The COP process remains deeply flawed and frustrating
The inherent problem of international climate negotiations is that limiting rising temperatures requires everyone to act aggressively — and quickly — but no one can force anyone else to do anything. The commitments to curb greenhouse gas emissions are self-imposed. And the rules around meeting these targets are established by consensus, so major oil producers like Saudi Arabia and countries like Tuvalu, losing land to sea level rise, have to agree.
It makes for a slow and tense negotiation process. And as the COP meetings have grown in profile over the years, they’ve become a more difficult forum to make progress on climate change. The meetings have developed a festival-like atmosphere with actors and musicians stopping by to lend their celebrity to the cause. But the resulting agreements from recent meetings have become narrower and weaker, leaving few happy.
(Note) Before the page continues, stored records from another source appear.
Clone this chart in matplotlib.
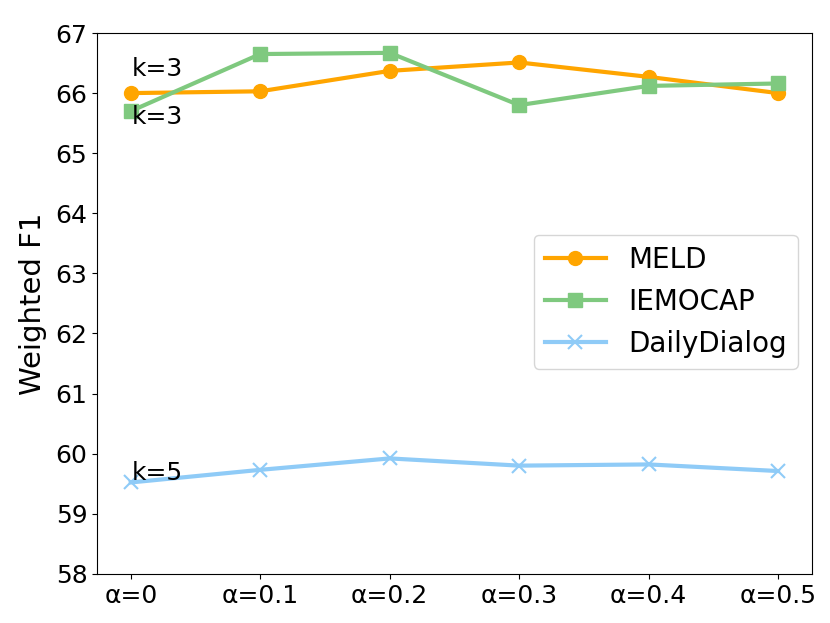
import matplotlib
matplotlib.use('Agg')
import matplotlib.pyplot as plt

alphas = ['α=0', 'α=0.1', 'α=0.2', 'α=0.3', 'α=0.4', 'α=0.5']
meld = [66.00, 66.03, 66.37, 66.51, 66.27, 66.00]
iemocap = [65.70, 66.65, 66.67, 65.80, 66.12, 66.16]
daily = [59.52, 59.73, 59.92, 59.80, 59.82, 59.71]

x = list(range(len(alphas)))

fig, ax = plt.subplots(figsize=(8.3, 6.23), dpi=100)
ax.plot(x, meld, color='#FFA500', marker='o', markersize=10, lw=3, label='MELD')
ax.plot(x, iemocap, color='#7FC97F', marker='s', markersize=10, lw=3, label='IEMOCAP')
ax.plot(x, daily, color='#8FCBF7', marker='x', markersize=10, mew=1.5, lw=3, label='DailyDialog')

ax.text(0.01, 66.28, 'k=3', fontsize=18)
ax.text(0.01, 65.48, 'k=3', fontsize=18)
ax.text(0.01, 59.56, 'k=5', fontsize=18)

ax.set_xticks(x)
ax.set_xticklabels(alphas, fontsize=18)
ax.tick_params(axis='y', labelsize=18)
ax.set_ylim(58, 67)
ax.set_xlim(-0.26, 5.26)
ax.set_ylabel('Weighted F1', fontsize=21, labelpad=6)
ax.legend(fontsize=20, loc='center right', bbox_to_anchor=(1.0, 0.503),
          handlelength=2.2)

fig.subplots_adjust(left=0.117, right=0.978, top=0.947, bottom=0.079)
fig.savefig('out.png', dpi=100)
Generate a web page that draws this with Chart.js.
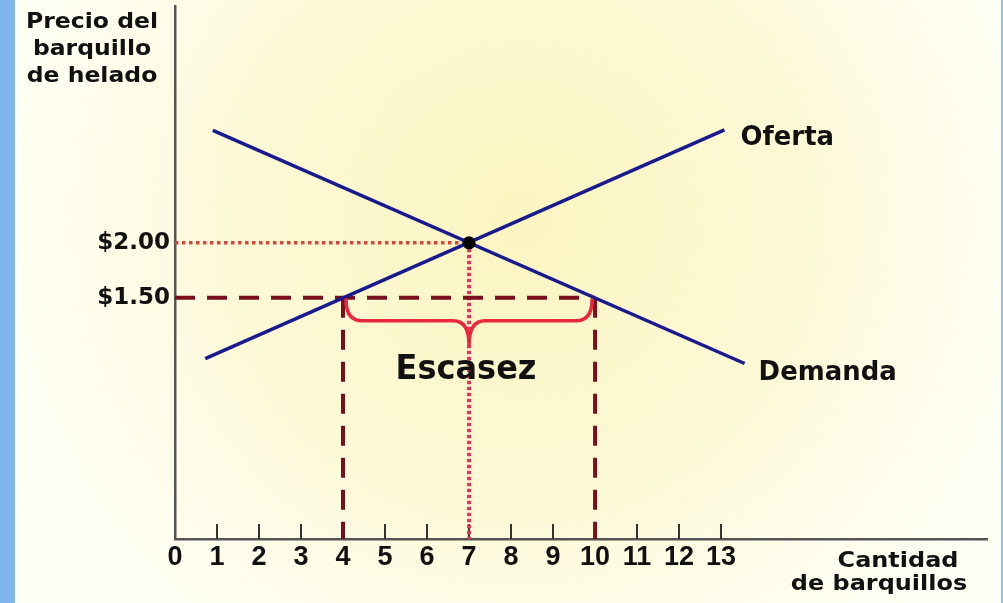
<!DOCTYPE html>
<html><head><meta charset="utf-8">
<script src="https://cdn.jsdelivr.net/npm/chart.js@4/dist/chart.umd.min.js"></script>
<style>
html,body{margin:0;padding:0;background:#fffff6;overflow:hidden}
#wrap{position:absolute;left:0;top:0;width:1003px;height:603px}
canvas{display:block}
</style></head>
<body><div id="wrap"><canvas id="c" width="1003" height="603"></canvas></div>
<script>
// ---- data ----
const xTickValues = [0,1,2,3,4,5,6,7,8,9,10,11,12,13];
const xTickLabels = ['0','1','2','3','4','5','6','7','8','9','10','11','12','13'];
const yTickValues = [1.5, 2.0];
const yTickLabels = ['$1.50', '$2.00'];
const supplyQty = [0.72, 13.08];
const supplyPrice = [0.945, 3.03];
const demandQty = [0.9, 13.56];
const demandPrice = [3.025, 0.9];
const equilibriumQty = 7;
const equilibriumPrice = 2.0;
const ceilingPrice = 1.5;
const quantitySupplied = 4;
const quantityDemanded = 10;
const xMin = 0, xMax = 19.33;
const yMin = -0.7, yMax = 4.155;
const yTitleLines = ['Precio del', 'barquillo', 'de helado'];
const xTitleLines = ['Cantidad', 'de barquillos'];
const supplyLabel = 'Oferta';
const demandLabel = 'Demanda';
const shortageLabel = 'Escasez';

const pts = (xs, ys) => xs.map((x, i) => ({x: x, y: ys[i]}));
const BOLD = '"DejaVu Sans", Verdana, sans-serif';
const NARROW = '"Liberation Sans Narrow", "Liberation Sans", Arial, sans-serif';

function txt(ctx, s, x, y, size, align, sx) {
  ctx.save();
  ctx.translate(x, y);
  ctx.scale(sx, 1);
  ctx.font = 'bold ' + size + 'px ' + BOLD;
  ctx.textAlign = align;
  ctx.textBaseline = 'alphabetic';
  ctx.fillStyle = '#111';
  ctx.fillText(s, 0, 0);
  ctx.restore();
}

const bgPlugin = {
  id: 'bg',
  beforeDraw(chart) {
    const ctx = chart.ctx, w = chart.width, h = chart.height;
    ctx.save();
    ctx.fillStyle = '#fffff5';
    ctx.fillRect(0, 0, w, h);
    const g = ctx.createRadialGradient(520, 220, 0, 520, 220, 600);
    g.addColorStop(0, 'rgba(251,245,192,1)');
    g.addColorStop(0.5, 'rgba(252,248,210,0.85)');
    g.addColorStop(1, 'rgba(255,255,245,0)');
    ctx.fillStyle = g;
    ctx.fillRect(0, 0, w, h);
    ctx.fillStyle = '#7fb6ea';
    ctx.fillRect(0, 0, 15, h);
    ctx.fillStyle = '#8ec0ee';
    ctx.fillRect(w - 2, 0, 2, h);
    ctx.restore();
  }
};

const overlayPlugin = {
  id: 'overlay',
  beforeDatasetsDraw(chart) {
    const ctx = chart.ctx, xs = chart.scales.x, ys = chart.scales.y;
    const yb = ys.getPixelForValue(yMin);
    ctx.save();
    ctx.strokeStyle = '#333';
    ctx.lineWidth = 2;
    xTickValues.forEach(v => {
      if (v === 0) return;
      const px = Math.round(xs.getPixelForValue(v));
      ctx.beginPath();
      ctx.moveTo(px, yb - 15);
      ctx.lineTo(px, yb);
      ctx.stroke();
    });
    ctx.restore();
  },
  afterDatasetsDraw(chart) {
    const ctx = chart.ctx, xs = chart.scales.x, ys = chart.scales.y;
    // brace for the shortage
    const xa = xs.getPixelForValue(quantitySupplied) + 3;
    const xb = xs.getPixelForValue(quantityDemanded) - 3;
    const xm = xs.getPixelForValue(equilibriumQty);
    const y0 = ys.getPixelForValue(ceilingPrice) + 2;
    const ymid = y0 + 21, tip = y0 + 45, r = 16;
    ctx.save();
    ctx.strokeStyle = '#e8283c';
    ctx.lineWidth = 3.5;
    ctx.lineCap = 'round';
    ctx.lineJoin = 'round';
    ctx.beginPath();
    ctx.moveTo(xa, y0);
    ctx.quadraticCurveTo(xa, ymid, xa + r, ymid);
    ctx.lineTo(xm - r, ymid);
    ctx.quadraticCurveTo(xm, ymid, xm, tip);
    ctx.quadraticCurveTo(xm, ymid, xm + r, ymid);
    ctx.lineTo(xb - r, ymid);
    ctx.quadraticCurveTo(xb, ymid, xb, y0);
    ctx.stroke();
    ctx.restore();

    // labels
    const sx = xs.getPixelForValue(supplyQty[1]), sy = ys.getPixelForValue(supplyPrice[1]);
    txt(ctx, supplyLabel, sx + 16, sy + 15, 27, 'left', 0.96);
    const dx = xs.getPixelForValue(demandQty[1]), dy = ys.getPixelForValue(demandPrice[1]);
    txt(ctx, demandLabel, dx + 14, dy + 16, 27, 'left', 0.96);
    txt(ctx, shortageLabel, xm - 3, ys.getPixelForValue(ceilingPrice) + 81, 33, 'center', 0.97);

    // axis titles
    const lx = 92;
    [28, 55, 82].forEach((b, i) => txt(ctx, yTitleLines[i], lx, b, 21, 'center', 1.12));
    txt(ctx, xTitleLines[0], 898, 567, 21, 'center', 1.14);
    txt(ctx, xTitleLines[1], 879, 590, 21, 'center', 1.14);
  }
};

const lineDs = (data, color, width, dash, order) => ({
  data: data, showLine: true, borderColor: color, borderWidth: width,
  borderDash: dash, pointRadius: 0, pointHoverRadius: 0, fill: false,
  tension: 0, order: order, borderCapStyle: 'butt'
});

const ctx = document.getElementById('c').getContext('2d');
new Chart(ctx, {
  type: 'scatter',
  data: {
    datasets: [
      {
        data: [{x: equilibriumQty, y: equilibriumPrice}],
        pointRadius: 6.5, pointHoverRadius: 6.5, pointBackgroundColor: '#050505',
        pointBorderWidth: 0, showLine: false, order: 0
      },
      lineDs(pts(supplyQty, supplyPrice), '#1a1a8f', 3.5, [], 1),
      lineDs(pts(demandQty, demandPrice), '#1a1a8f', 3.5, [], 1),
      lineDs([{x: xMin, y: ceilingPrice}, {x: quantityDemanded, y: ceilingPrice}], '#7a0f1e', 4, [20, 12], 2),
      lineDs([{x: quantitySupplied, y: ceilingPrice}, {x: quantitySupplied, y: yMin}], '#7a0f1e', 4, [20, 12], 2),
      lineDs([{x: quantityDemanded, y: ceilingPrice}, {x: quantityDemanded, y: yMin}], '#7a0f1e', 4, [20, 12], 2),
      lineDs([{x: xMin, y: equilibriumPrice}, {x: equilibriumQty, y: equilibriumPrice}], '#d8463a', 3.5, [3.5, 3.5], 3),
      lineDs([{x: equilibriumQty, y: equilibriumPrice}, {x: equilibriumQty, y: yMin}], '#e2345c', 4, [3.5, 2.5], 3)
    ]
  },
  options: {
    responsive: false,
    animation: false,
    devicePixelRatio: 1,
    layout: {padding: {left: 0, right: 16, top: 5, bottom: 0}},
    plugins: {legend: {display: false}, tooltip: {enabled: false}},
    events: [],
    scales: {
      x: {
        type: 'linear', min: xMin, max: xMax,
        afterBuildTicks: s => { s.ticks = xTickValues.map(v => ({value: v})); },
        afterFit: s => { s.height = 64; s.paddingLeft = 0; s.paddingRight = 0; },
        grid: {display: false, drawTicks: false},
        border: {display: true, color: '#555', width: 2.5},
        ticks: {
          padding: 2, autoSkip: false, maxRotation: 0, color: '#111',
          font: {family: NARROW, size: 27, weight: 'bold'},
          callback: v => xTickLabels[xTickValues.indexOf(v)]
        }
      },
      y: {
        type: 'linear', min: yMin, max: yMax,
        afterBuildTicks: s => { s.ticks = yTickValues.map(v => ({value: v})); },
        afterFit: s => { s.width = 175; s.paddingTop = 0; s.paddingBottom = 0; },
        grid: {display: false, drawTicks: false},
        border: {display: true, color: '#555', width: 2.5},
        ticks: {
          padding: 5, color: '#111',
          font: {family: BOLD, size: 23, weight: 'bold'},
          callback: v => yTickLabels[yTickValues.indexOf(v)]
        }
      }
    }
  },
  plugins: [bgPlugin, overlayPlugin]
});
</script>
</body></html>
Environmental activist Greta Thunberg, who famously sailed across the ocean to attend a COP meeting in order to avoid the greenhouse gas emissions of flying, decided not to attend COP27. Neither did the leaders of China and India, the largest and third-largest greenhouse gas emitters. But fossil fuel companies sent more representatives than ever.
This year, even representatives from developing countries were calling to develop more of their fossil fuel resources as frustration mounts with the unmet commitments from wealthier countries for international clean energy financing.
But without everyone working together, there is little hope of slowing the warming of the planet, and the UN climate negotiations are one of the few venues where representatives from different countries can sit down face to face, eye to eye, and hammer out difficult details of how they will curb climate change and adapt to it. It’s necessary, but clearly, it’s not enough.